----- Information supplied -----

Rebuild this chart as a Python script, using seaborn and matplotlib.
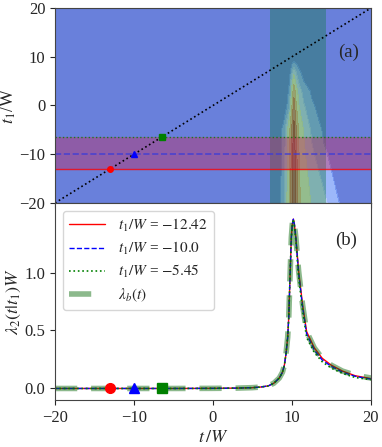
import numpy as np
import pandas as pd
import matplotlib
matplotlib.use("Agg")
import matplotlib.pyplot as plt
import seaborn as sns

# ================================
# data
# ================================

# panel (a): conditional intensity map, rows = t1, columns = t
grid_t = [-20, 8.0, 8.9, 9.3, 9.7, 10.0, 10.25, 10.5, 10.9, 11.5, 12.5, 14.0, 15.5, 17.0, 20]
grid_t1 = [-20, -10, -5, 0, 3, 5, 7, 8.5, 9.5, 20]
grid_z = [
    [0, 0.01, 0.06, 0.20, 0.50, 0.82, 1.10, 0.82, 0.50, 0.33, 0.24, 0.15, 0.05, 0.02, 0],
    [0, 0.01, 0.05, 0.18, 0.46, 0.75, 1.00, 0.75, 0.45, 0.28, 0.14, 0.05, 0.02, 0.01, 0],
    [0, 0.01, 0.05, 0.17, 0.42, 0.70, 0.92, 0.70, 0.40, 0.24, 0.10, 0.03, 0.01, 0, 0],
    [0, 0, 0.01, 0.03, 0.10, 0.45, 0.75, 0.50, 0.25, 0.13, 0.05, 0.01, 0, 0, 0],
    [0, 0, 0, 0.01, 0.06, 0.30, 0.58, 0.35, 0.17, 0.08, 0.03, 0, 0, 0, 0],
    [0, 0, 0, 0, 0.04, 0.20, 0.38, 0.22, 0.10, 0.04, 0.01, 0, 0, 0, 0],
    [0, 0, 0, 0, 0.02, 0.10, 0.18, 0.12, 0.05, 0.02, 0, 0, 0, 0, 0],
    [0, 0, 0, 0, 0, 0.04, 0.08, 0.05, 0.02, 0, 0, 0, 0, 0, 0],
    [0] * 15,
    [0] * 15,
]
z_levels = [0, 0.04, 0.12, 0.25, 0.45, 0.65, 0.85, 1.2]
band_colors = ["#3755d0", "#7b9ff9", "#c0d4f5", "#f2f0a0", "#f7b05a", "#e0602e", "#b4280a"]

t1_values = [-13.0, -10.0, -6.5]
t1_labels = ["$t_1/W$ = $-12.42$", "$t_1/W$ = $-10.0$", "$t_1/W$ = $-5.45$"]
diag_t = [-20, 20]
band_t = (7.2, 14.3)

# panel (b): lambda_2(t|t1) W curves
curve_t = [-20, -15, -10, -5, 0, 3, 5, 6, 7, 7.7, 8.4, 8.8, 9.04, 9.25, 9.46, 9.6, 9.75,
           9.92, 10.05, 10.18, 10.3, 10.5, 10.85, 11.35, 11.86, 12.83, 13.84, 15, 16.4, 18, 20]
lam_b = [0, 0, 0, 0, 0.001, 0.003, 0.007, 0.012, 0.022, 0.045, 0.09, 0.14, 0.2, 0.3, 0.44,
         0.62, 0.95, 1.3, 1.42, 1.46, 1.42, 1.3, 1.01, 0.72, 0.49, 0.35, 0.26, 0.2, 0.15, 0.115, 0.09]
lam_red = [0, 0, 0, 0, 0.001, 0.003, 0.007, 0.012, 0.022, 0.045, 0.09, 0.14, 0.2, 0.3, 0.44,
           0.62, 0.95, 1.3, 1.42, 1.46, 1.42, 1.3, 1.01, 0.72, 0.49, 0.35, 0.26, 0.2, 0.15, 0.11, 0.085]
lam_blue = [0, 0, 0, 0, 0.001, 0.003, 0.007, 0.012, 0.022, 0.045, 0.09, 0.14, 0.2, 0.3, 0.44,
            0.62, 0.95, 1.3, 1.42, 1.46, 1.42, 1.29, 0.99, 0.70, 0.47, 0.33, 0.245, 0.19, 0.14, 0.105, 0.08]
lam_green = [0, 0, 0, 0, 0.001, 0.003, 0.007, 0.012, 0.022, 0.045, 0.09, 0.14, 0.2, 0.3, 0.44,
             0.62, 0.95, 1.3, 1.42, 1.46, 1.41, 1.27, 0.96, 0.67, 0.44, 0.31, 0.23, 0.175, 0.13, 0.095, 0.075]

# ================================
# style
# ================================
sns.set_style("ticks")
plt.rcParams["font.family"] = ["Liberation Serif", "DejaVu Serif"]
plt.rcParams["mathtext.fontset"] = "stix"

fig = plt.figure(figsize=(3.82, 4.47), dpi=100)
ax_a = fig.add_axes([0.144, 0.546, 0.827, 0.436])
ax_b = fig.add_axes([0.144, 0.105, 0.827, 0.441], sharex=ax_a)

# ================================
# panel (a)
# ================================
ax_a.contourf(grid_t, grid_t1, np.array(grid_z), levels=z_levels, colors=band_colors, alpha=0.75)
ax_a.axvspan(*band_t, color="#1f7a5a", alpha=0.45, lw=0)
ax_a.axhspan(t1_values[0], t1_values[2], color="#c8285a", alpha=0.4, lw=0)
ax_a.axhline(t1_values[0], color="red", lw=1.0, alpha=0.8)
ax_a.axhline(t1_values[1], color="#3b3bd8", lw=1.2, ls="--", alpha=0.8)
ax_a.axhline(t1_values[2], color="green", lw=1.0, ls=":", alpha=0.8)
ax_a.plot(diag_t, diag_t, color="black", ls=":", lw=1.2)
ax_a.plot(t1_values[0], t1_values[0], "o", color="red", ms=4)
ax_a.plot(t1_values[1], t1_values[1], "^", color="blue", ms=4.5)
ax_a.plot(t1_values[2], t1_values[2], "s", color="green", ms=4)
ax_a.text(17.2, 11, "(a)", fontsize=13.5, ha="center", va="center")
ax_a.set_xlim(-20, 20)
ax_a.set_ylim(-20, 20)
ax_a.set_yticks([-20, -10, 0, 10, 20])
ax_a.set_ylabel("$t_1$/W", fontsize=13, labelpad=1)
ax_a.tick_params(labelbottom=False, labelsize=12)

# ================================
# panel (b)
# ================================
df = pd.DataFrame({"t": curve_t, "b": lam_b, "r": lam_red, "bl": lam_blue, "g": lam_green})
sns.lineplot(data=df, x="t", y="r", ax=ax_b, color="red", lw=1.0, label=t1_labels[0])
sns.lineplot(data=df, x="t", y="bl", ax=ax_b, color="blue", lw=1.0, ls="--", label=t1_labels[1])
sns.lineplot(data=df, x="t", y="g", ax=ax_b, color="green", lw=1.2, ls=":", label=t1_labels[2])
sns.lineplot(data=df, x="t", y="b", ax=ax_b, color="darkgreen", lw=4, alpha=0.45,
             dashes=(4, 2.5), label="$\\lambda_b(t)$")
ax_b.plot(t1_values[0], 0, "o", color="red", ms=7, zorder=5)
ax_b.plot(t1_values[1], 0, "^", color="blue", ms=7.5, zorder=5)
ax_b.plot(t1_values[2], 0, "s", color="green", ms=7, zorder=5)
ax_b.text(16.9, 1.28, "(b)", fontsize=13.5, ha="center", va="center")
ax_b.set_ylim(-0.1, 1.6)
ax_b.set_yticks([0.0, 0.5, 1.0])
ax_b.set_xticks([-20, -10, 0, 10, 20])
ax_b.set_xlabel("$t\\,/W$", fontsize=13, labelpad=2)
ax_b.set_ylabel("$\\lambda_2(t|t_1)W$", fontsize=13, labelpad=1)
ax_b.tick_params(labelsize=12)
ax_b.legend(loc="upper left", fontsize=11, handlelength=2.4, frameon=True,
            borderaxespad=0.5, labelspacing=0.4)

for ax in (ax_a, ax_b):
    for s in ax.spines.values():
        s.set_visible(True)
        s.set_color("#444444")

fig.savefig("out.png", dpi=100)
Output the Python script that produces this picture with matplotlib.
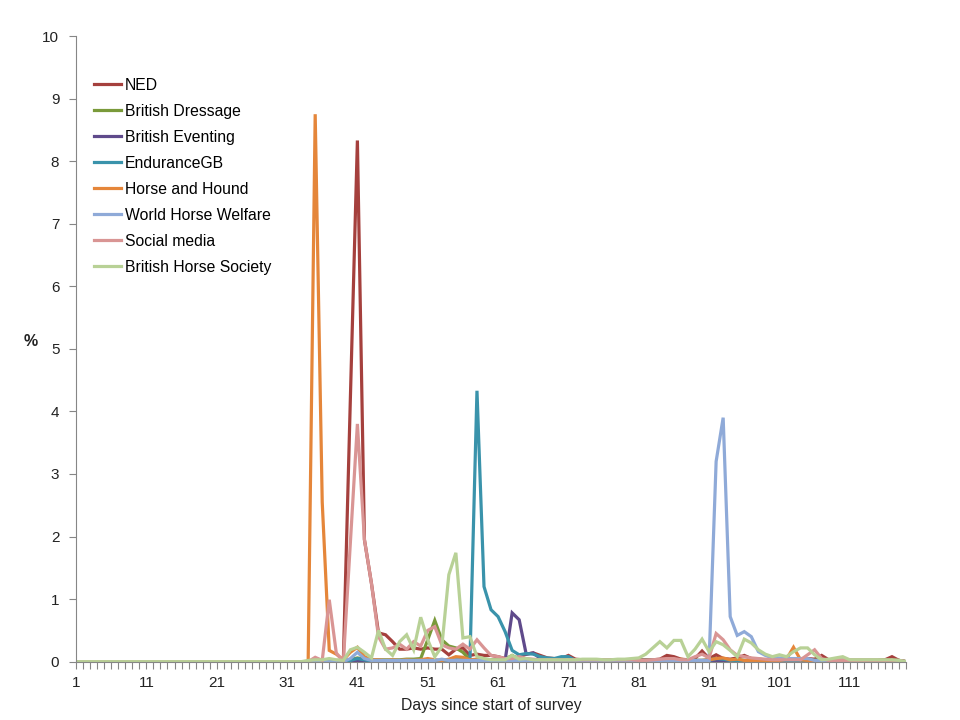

-----

• _Written instruction_
Repeat the lines of the listing above verbatim, beginning at its first line and ending at the line containing "import seaborn as sns", which is included. Omit pictures.

• _Result for this exercise_
Rebuild this chart as a Python script, using seaborn and matplotlib.
import numpy as np
import pandas as pd
import matplotlib
matplotlib.use("Agg")
import matplotlib.pyplot as plt
import seaborn as sns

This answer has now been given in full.